L'intérêt de cette organisation est de rapprocher la prévention et la répression. En effet, en matière de terrorisme, une répression efficace est insuffisante puisque la commission d'un seul attentat constitue déjà un échec majeur, en particulier lorsqu'il s'agit de terrorisme islamiste.
En outre, comme l'a indiqué M. Michel Gaudin, directeur général de la police nationale, les liens entre terrorisme et criminalité organisée se multiplient, notamment pour financer les actions terroristes. En tirant les conséquences, la loi dite Perben II a rapproché la procédure pénale applicable à ces deux types de criminalité.
A titre d'exemple, un réseau d'islamistes radicaux impliqués dans le financement du terrorisme islamique international au moyen d'actes de délinquance de droit commun a été démantelé en région parisienne par la DST en novembre 2004. L'enquête a notamment permis d'établir que les personnes interpellées étaient les auteurs d'un vol à main armée en mars 2004 au préjudice de la Brink's, pour un montant de plus d'un million d'euros. Des liens étroits ont pu être démontrés entre des membres de ce réseau et le groupe dit des « filières tchétchènes » démantelé par la DST en décembre 2002, qui avait le projet de commettre plusieurs attentats à Paris.

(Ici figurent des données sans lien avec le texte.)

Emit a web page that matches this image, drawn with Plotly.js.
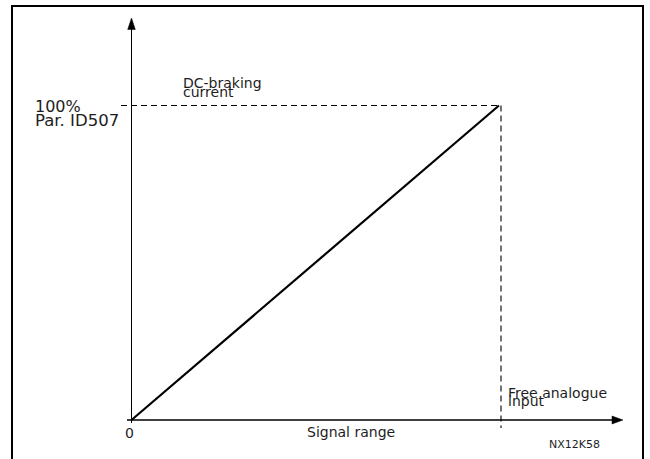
<!DOCTYPE html>
<html>
<head>
<meta charset="utf-8">
<script src="https://cdn.plot.ly/plotly-3.0.1.min.js"></script>
<style>
html,body{margin:0;padding:0;background:#fff;}
#chart{width:650px;height:459px;}
</style>
</head>
<body>
<div id="chart"></div>
<script>
// ---- data ----
const signalRange = [0, 1];          // fraction of free analogue input signal range
const brakingCurrent = [0, 100];     // % of Par. ID507 (DC-braking current)
const yLabels = ["100%", "Par. ID507"];
const yTitle = ["DC-braking", "current"];
const xTitle = ["Free analogue", "input"];
const xRangeLabel = "Signal range";
const originLabel = "0";
const figCode = "NX12K58";

// ---- layout geometry (pixels) ----
const W = 650, H = 459;
const X0PX = 131.5, X1PX = 499, Y0PX = 420, Y1PX = 105.5;
const xs = (X1PX - X0PX) / (signalRange[1] - signalRange[0]);
const ys = (Y0PX - Y1PX) / (brakingCurrent[1] - brakingCurrent[0]);
const xr = [signalRange[0] - X0PX / xs, signalRange[0] + (W - X0PX) / xs];
const yr = [brakingCurrent[0] - (H - Y0PX) / ys, brakingCurrent[0] + Y0PX / ys];
const px2x = px => xr[0] + px / xs;
const py2y = py => yr[1] - py / ys;
const dx = p => p / xs, dy = p => p / ys;
const px2p = px => px / W, py2p = py => 1 - py / H;

const xEnd = signalRange[signalRange.length - 1];
const yEnd = brakingCurrent[brakingCurrent.length - 1];
const ink = '#000';
const txt = '#1e1e1e';
const FONT = 'DejaVu Sans, Verdana, sans-serif';

const shapes = [
  // outer frame
  {type:'rect', xref:'paper', yref:'paper', x0:px2p(12), x1:px2p(643), y0:py2p(480), y1:py2p(6),
   line:{color:ink, width:2}, fillcolor:'rgba(0,0,0,0)'},
  // x axis
  {type:'line', xref:'x', yref:'y', x0:px2x(127), x1:px2x(614), y0:brakingCurrent[0], y1:brakingCurrent[0],
   line:{color:ink, width:1.4}},
  {type:'path', xref:'x', yref:'y',
   path:`M ${px2x(623)} ${brakingCurrent[0]} L ${px2x(612)} ${brakingCurrent[0]+dy(4)} L ${px2x(612)} ${brakingCurrent[0]-dy(4)} Z`,
   fillcolor:ink, line:{color:ink, width:0.5}},
  // y axis
  {type:'line', xref:'x', yref:'y', x0:signalRange[0], x1:signalRange[0], y0:py2y(423), y1:py2y(29),
   line:{color:ink, width:1}},
  {type:'path', xref:'x', yref:'y',
   path:`M ${signalRange[0]} ${py2y(18)} L ${signalRange[0]+dx(3.8)} ${py2y(29.5)} L ${signalRange[0]-dx(3.8)} ${py2y(29.5)} Z`,
   fillcolor:ink, line:{color:ink, width:0.5}},
  // dashed guides
  {type:'line', xref:'x', yref:'y', x0:px2x(121), x1:xEnd + dx(2), y0:yEnd, y1:yEnd,
   line:{color:ink, width:1.1, dash:'6px,4px'}},
  {type:'line', xref:'x', yref:'y', x0:xEnd + dx(2), x1:xEnd + dx(2), y0:yEnd, y1:py2y(428),
   line:{color:ink, width:1.1, dash:'6px,4px'}}
];

function ann(text, xpx, baselinePx, size, anchor) {
  return {
    text: text, xref:'paper', yref:'paper',
    x: px2p(xpx), y: py2p(baselinePx - 0.346 * size),
    xanchor: anchor || 'left', yanchor:'middle', showarrow:false,
    font:{family:FONT, size:size, color:txt}
  };
}

const annotations = [
  ann(yLabels[0], 33, 111.7, 16),
  ann(yLabels[1], 33, 126.7, 16.5),
  ann(yTitle[0], 181, 88.3, 14),
  ann(yTitle[1], 181, 96.9, 14),
  ann(xTitle[0], 506, 398.3, 14),
  ann(xTitle[1], 506, 406.2, 14),
  ann(xRangeLabel, 305, 436.7, 14),
  ann(originLabel, 129.3, 437.7, 14, 'center'),
  ann(figCode, 547, 448, 11)
];

const trace = {
  x: signalRange, y: brakingCurrent, type:'scatter', mode:'lines',
  line:{color:ink, width:2.2}, hoverinfo:'skip', showlegend:false
};

const layout = {
  width: W, height: H,
  margin:{l:0, r:0, t:0, b:0, pad:0},
  paper_bgcolor:'#fff', plot_bgcolor:'#fff',
  xaxis:{range:xr, visible:false, fixedrange:true},
  yaxis:{range:yr, visible:false, fixedrange:true},
  shapes: shapes,
  annotations: annotations,
  showlegend:false
};

Plotly.newPlot('chart', [trace], layout, {displayModeBar:false, staticPlot:true});
</script>
</body>
</html>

Pour que ce système fonctionne, il est impératif que l'information circule entre tiers de confiance.
Elle doit circuler tout d'abord entre les juges et les policiers. Les différentes auditions auxquelles a procédé votre rapporteur ont signalé les excellentes relations entre ces deux parties. La spécialisation des juges d'une part et celle des policiers ou gendarmes en charge de ces dossiers, d'autre part, permettent de tisser des relations de travail solides qui n'ont pas le temps de se forger habituellement avec d'autres types de criminalité. Les juges rencontrés ont salué le professionnalisme des policiers et gendarmes, et réciproquement.

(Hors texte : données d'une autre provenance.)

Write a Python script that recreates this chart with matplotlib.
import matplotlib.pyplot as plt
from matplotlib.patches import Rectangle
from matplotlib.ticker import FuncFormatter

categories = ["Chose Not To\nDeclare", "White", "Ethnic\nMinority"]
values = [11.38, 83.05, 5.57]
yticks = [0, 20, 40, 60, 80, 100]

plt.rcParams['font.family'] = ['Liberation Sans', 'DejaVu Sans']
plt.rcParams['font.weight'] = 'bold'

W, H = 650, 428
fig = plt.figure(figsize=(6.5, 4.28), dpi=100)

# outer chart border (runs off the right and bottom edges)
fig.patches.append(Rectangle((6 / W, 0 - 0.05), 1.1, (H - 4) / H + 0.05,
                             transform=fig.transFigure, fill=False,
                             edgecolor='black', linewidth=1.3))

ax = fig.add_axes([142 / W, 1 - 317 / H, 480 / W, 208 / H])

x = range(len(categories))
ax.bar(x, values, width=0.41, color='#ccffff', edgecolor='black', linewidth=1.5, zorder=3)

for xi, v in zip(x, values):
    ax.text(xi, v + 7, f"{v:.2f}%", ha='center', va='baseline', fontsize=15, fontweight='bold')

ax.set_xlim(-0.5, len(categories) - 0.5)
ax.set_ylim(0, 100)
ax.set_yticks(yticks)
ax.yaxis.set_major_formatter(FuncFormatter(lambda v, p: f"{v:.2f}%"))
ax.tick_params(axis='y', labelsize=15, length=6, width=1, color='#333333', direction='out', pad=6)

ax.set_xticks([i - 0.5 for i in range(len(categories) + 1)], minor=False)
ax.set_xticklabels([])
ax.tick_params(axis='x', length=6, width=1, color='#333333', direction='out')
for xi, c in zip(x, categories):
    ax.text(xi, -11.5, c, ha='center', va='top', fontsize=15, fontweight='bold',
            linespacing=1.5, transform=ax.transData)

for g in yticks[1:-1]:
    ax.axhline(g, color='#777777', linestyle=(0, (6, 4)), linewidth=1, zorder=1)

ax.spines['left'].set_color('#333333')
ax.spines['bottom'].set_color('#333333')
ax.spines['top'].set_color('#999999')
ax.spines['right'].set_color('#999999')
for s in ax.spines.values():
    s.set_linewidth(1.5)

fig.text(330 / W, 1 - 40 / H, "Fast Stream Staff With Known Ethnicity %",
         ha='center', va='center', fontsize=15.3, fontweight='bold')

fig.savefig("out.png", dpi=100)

L'information doit ensuite pouvoir circuler entre services spécialisés. Plusieurs réformes sont venues renforcer cette coopération.

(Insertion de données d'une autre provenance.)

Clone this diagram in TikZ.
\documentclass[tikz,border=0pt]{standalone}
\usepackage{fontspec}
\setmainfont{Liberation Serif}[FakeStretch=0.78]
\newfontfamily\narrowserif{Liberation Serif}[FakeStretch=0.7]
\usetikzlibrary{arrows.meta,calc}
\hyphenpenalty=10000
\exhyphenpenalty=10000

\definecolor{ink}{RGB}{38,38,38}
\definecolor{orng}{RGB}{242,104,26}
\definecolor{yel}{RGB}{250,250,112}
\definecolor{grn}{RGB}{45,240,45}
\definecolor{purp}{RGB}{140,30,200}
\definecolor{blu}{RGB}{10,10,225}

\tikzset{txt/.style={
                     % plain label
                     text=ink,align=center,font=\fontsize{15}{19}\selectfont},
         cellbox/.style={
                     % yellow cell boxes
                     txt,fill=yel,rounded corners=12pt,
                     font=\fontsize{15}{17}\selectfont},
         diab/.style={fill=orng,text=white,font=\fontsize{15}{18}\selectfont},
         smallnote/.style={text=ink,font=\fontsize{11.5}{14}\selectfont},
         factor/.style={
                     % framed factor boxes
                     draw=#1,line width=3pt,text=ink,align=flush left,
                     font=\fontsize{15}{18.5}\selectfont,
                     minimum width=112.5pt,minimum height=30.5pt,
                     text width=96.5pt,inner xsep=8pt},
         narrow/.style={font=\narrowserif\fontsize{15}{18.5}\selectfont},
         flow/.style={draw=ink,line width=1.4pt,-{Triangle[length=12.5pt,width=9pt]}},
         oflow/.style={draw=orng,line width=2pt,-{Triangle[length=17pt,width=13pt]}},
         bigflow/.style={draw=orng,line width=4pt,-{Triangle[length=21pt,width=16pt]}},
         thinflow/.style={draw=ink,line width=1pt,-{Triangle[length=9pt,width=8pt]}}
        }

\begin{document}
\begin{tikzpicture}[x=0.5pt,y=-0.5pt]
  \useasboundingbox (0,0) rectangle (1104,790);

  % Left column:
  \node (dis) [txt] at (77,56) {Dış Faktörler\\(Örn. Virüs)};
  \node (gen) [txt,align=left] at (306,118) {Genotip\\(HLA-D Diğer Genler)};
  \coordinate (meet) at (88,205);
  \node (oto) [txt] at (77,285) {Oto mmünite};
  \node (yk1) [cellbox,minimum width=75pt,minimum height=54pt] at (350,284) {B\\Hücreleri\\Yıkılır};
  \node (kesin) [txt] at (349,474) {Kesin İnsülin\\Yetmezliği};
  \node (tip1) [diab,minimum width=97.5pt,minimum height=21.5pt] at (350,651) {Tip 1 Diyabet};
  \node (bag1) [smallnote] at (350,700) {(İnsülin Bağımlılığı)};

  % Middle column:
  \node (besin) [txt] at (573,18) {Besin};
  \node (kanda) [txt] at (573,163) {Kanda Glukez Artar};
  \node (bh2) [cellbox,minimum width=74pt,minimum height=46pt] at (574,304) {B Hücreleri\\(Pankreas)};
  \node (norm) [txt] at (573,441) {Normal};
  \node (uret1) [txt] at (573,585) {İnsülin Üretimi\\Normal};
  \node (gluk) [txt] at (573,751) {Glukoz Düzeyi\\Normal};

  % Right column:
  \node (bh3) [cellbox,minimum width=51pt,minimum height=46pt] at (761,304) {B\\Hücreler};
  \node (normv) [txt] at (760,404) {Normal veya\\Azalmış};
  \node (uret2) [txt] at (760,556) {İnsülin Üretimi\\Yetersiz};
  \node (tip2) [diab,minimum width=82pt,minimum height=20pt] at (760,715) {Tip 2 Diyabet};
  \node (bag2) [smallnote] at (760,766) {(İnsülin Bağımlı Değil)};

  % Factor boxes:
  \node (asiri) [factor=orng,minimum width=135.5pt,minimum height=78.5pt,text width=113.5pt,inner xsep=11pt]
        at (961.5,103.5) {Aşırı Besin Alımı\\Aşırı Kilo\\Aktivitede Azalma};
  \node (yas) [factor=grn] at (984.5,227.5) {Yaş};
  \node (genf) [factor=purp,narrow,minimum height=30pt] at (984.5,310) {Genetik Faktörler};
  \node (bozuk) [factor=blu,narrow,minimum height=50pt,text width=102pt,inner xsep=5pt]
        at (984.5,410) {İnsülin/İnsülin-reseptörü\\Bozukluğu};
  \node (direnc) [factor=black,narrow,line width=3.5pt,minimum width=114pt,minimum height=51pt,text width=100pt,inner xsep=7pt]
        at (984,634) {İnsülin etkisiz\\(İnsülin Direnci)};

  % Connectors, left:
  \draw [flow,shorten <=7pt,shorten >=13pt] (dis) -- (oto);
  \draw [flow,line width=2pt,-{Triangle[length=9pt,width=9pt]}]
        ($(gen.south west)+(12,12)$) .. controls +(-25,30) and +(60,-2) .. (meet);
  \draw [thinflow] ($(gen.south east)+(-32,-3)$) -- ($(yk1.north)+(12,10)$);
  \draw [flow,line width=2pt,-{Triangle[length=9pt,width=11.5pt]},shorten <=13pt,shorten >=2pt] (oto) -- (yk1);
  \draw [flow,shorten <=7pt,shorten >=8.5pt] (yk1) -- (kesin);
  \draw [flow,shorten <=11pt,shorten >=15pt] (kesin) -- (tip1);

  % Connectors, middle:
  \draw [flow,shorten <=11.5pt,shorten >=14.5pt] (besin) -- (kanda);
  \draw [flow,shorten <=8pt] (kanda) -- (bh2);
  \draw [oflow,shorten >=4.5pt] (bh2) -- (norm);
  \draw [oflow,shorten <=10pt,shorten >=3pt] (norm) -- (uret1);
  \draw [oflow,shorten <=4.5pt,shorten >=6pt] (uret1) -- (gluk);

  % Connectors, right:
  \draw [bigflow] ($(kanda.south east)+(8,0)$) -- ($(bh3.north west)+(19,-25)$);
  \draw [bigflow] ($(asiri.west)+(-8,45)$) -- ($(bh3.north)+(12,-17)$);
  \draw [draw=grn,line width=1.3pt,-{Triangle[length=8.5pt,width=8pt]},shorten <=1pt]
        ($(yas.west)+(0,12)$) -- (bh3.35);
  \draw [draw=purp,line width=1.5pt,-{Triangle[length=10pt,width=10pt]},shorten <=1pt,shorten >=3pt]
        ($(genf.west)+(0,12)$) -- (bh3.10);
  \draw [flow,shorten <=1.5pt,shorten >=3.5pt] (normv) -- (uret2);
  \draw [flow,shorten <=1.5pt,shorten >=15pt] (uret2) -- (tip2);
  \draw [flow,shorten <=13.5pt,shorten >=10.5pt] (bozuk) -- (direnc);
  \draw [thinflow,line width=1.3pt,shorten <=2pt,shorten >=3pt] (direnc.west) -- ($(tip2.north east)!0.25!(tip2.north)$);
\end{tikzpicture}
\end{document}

En 1984 a été créé au sein du ministère de l'intérieur, auprès du directeur général de la police nationale, l'Unité de Coordination de la Lutte Anti-Terroriste (UCLAT), structure permanente regroupant des représentants de toutes les directions actives de la police nationale. L'UCLAT, qui n'est pas un service opérationnel, a vu ses effectifs renforcés de quatre personnes depuis 2003. En outre, participe à ses réunions le bureau de lutte antiterroriste de la gendarmerie nationale (BLAT).
Par ailleurs, a été créé à la fin de l'année 2004, une cellule permanente regroupant les principaux services de renseignements français (DGSE, DST, RG) et composée de six personnes.
Mais surtout, la DST, les RG et la DNAT devraient être prochainement regroupés sur un même site à Levallois-Perret dans le courant de l'année 2006. Sans aller jusqu'à la fusion, des moyens devraient être mutualisés. Ainsi, en matière de formation initiale et continue, des sessions communes ont été programmées en 2005.
De la même manière que la centralisation des affaires de terrorisme au TGI de Paris facilite la coopération internationale, la spécialisation et la relative concentration des services de sécurité intérieure en charge de la lutte antiterroriste est un puissant vecteur de la coopération policière internationale ou bilatérale.
Enfin, ce rapprochement des services apparaît indispensable pour faire face à un terrorisme islamiste en pleine évolution qui brouille toujours plus les frontières classiques entre terrorisme d'origine interne et terrorisme d'origine externe.